Kristin Chenoweth, America’s most entertaining entertainer, moved her hopelessly sold out Boston Symphony Hall audience to alternating states of joy, awe, sadness, laughter, and above all, rapture, at a performance for the ages Sunday night.
Chenoweth, accompanied on the piano by her musical director, the Marvin Hamlisch-like Michael Orland, demonstrated her range and virtuosity with a range of songs from the Great American Songbook, her own personal greatest hits, songs with a spiritual bent, and a whole lot of enormously fun conversation that made you felt you were in her living room, not in a huge hall.
She came out welcoming whatever “straight men” there might have been in the audience, who were no doubt brought to see her by their wives, daughters, or perhaps even their sons, a nod to her adoring gay fan base.
But you don’t have to be gay to love Chenoweth. She has Sinatra’s own ability to create intimacy with thousands at once, to command massive audiences with the slightest gesture. And like Sinatra in his day, she can sing like no one else on earth.
If you listen closely, at times you can hear a trace of Julie Andrews, Judy Garland, and even Edith Piaf. But don’t be mistaken – it’s always, always Chenoweth, who makes every song her own, even the ones she earnestly insists she wrote.
This is a singer who never backs away from a challenge, whether it’s singing Promises, Promises on Broadway or offering an extremely broad range of songs that require a singer with, well, an equally broad range. Whether she’s leaping neatly up an octave or suddenly dropping from forte to pianissimo, Chenoweth is always in control, always angelic in her vocal stylings, and always a delight.
In a performance produced by Boston’s highly regarded Celebrity Series, she told stories and sang about her adoptive parents, who have been married 54 years. When she told her folks she would do a two-week solo run on Broadway this past fall, they told her they were coming for the whole run and staying with her – “Which they did,” she added, to laughter.
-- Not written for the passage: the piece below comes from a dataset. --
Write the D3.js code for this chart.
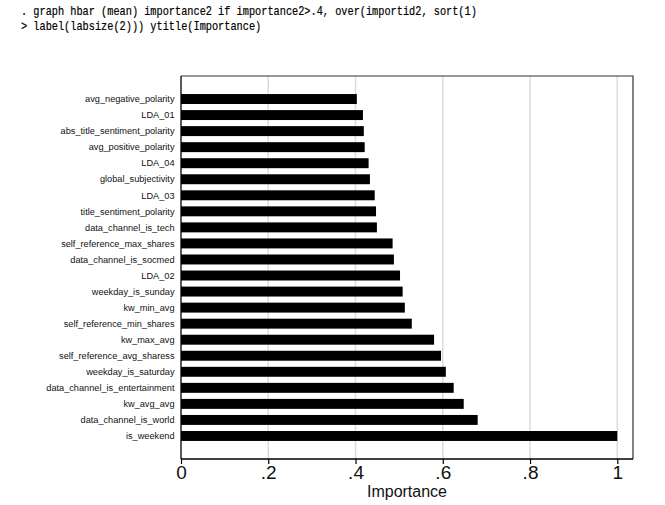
<!DOCTYPE html>
<html><head><meta charset="utf-8">
<script src="https://cdn.jsdelivr.net/npm/d3@7"></script>
<style>body{margin:0;background:#fff}svg{display:block}</style>
</head><body>
<script>
const categories = ["avg_negative_polarity","LDA_01","abs_title_sentiment_polarity","avg_positive_polarity","LDA_04","global_subjectivity","LDA_03","title_sentiment_polarity","data_channel_is_tech","self_reference_max_shares","data_channel_is_socmed","LDA_02","weekday_is_sunday","kw_min_avg","self_reference_min_shares","kw_max_avg","self_reference_avg_sharess","weekday_is_saturday","data_channel_is_entertainment","kw_avg_avg","data_channel_is_world","is_weekend"];
const importance = [0.403,0.417,0.419,0.421,0.430,0.433,0.444,0.447,0.449,0.485,0.488,0.502,0.508,0.513,0.529,0.580,0.596,0.607,0.625,0.648,0.680,1.0];
const tickValues = [0,0.2,0.4,0.6,0.8,1];
const tickLabels = ["0",".2",".4",".6",".8","1"];
const commandLines = [". graph hbar (mean) importance2 if importance2>.4, over(importid2, sort(1)", "> label(labsize(2))) ytitle(Importance)"];
const axisTitle = "Importance";

(function(){
const W = 665, H = 505;
const svg = d3.select("body").append("svg").attr("width", W).attr("height", H);
const pL = 181, pR = 633, pT = 76, pB = 459;

// command text
svg.selectAll("text.cmd").data(commandLines).enter().append("text")
  .attr("class","cmd")
  .attr("x", 21).attr("y", (d,i)=>14.5 + i*15.2)
  .attr("font-family","'Liberation Mono', 'DejaVu Sans Mono', monospace")
  .attr("font-size", 12.2)
  .attr("textLength", d => d.length*6.16)
  .attr("lengthAdjust","spacingAndGlyphs")
  .attr("fill","#000").attr("stroke","#000").attr("stroke-width",0.2)
  .text(d=>d);

const x = d3.scaleLinear().domain([0,1]).range([pL, 617.3]);
const y = d3.scaleBand().domain(categories).range([91, 444]).paddingInner(0.38).paddingOuter(0.19);

// gridlines
svg.append("g").selectAll("line").data(tickValues.filter(v=>v>0)).enter().append("line")
  .attr("x1", d=>x(d)).attr("x2", d=>x(d)).attr("y1", pT).attr("y2", pB)
  .attr("stroke","#dcdcdc").attr("stroke-width",1.5);

// frame (top, right)
svg.append("path")
  .attr("d", `M${pL},${pT}H${pR}V${pB}`)
  .attr("fill","none").attr("stroke","#333").attr("stroke-width",1.2);

// bars
svg.append("g").selectAll("rect").data(categories).enter().append("rect")
  .attr("x", x(0)).attr("y", d=>y(d))
  .attr("width", (d,i)=>x(importance[i]) - x(0))
  .attr("height", y.bandwidth())
  .attr("fill","#000");

// y labels
svg.append("g").selectAll("text").data(categories).enter().append("text")
  .attr("x", 174.5).attr("y", d=>y(d)+y.bandwidth()/2)
  .attr("dy","0.35em").attr("text-anchor","end")
  .attr("font-family","'Liberation Sans', Arial, sans-serif")
  .attr("font-size", 9.2).attr("fill","#111")
  .text(d=>d);

// left axis line
svg.append("line").attr("x1",pL).attr("x2",pL).attr("y1",pT).attr("y2",pB)
  .attr("stroke","#000").attr("stroke-width",1.3);

// x axis
const xAxis = d3.axisBottom(x).tickValues(tickValues).tickFormat((d,i)=>tickLabels[i]).tickSize(5).tickPadding(2).tickSizeOuter(0);
const gx = svg.append("g").attr("transform",`translate(0,${pB})`).call(xAxis);
gx.select(".domain").attr("stroke","#000").attr("stroke-width",1.3).attr("d", `M${pL},0H${pR}`);
gx.selectAll(".tick line").attr("stroke","#000").attr("stroke-width",1.2);
gx.selectAll(".tick text").attr("font-family","'Liberation Sans', Arial, sans-serif")
  .attr("font-size",19).attr("fill","#111");

svg.append("text").attr("x",(pL+pR)/2).attr("y",497)
  .attr("text-anchor","middle")
  .attr("font-family","'Liberation Sans', Arial, sans-serif")
  .attr("font-size",16).attr("fill","#111")
  .text(axisTitle);
})();
</script>
</body></html>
She then explained that she introduced her parents to the audience the first night, and they were a bit awed by the applause. On the second night, she introduced them and they waved and smiled with enthusiasm.
On the third night, she introduced them and the spotlight fell on two empty seats.
“They’d gone to see Hamilton,” Chenoweth explained.
She sang some of the songs for which she is best known, including Popular from Wicked and Taylor, The Latte Boy, and she blew the audience away with a deeply heartfelt rendition of You Were Always On My Mind.
Toward the end of the program, she brought out a dozen young music students to accompany her on a religious song; before it began, she told the audience, “If you’re not a believer, don’t worry. It’ll be over in four minutes.”
Not just that song but the whole evening flew by. When you see Chenoweth perform, you feel as though you are making a new friend, or perhaps reengaging with a wonderful old friend you haven’t seen in some time.
She is perhaps America’s most familiar songstress, having appeared not just on Broadway, and in the movies, but on West Wing, Glee, GCB, and Hairspray Live!. Sometimes, a performer’s celebrity outweighs his or her ability actually to perform. The opposite is true with Chenoweth. Her voice is a revelation, her charm is boundless, and if there is a God and you didn’t take advantage of your chance to see her perform here on Earth, you’re going to have an eternity’s worth of explaining ahead of you.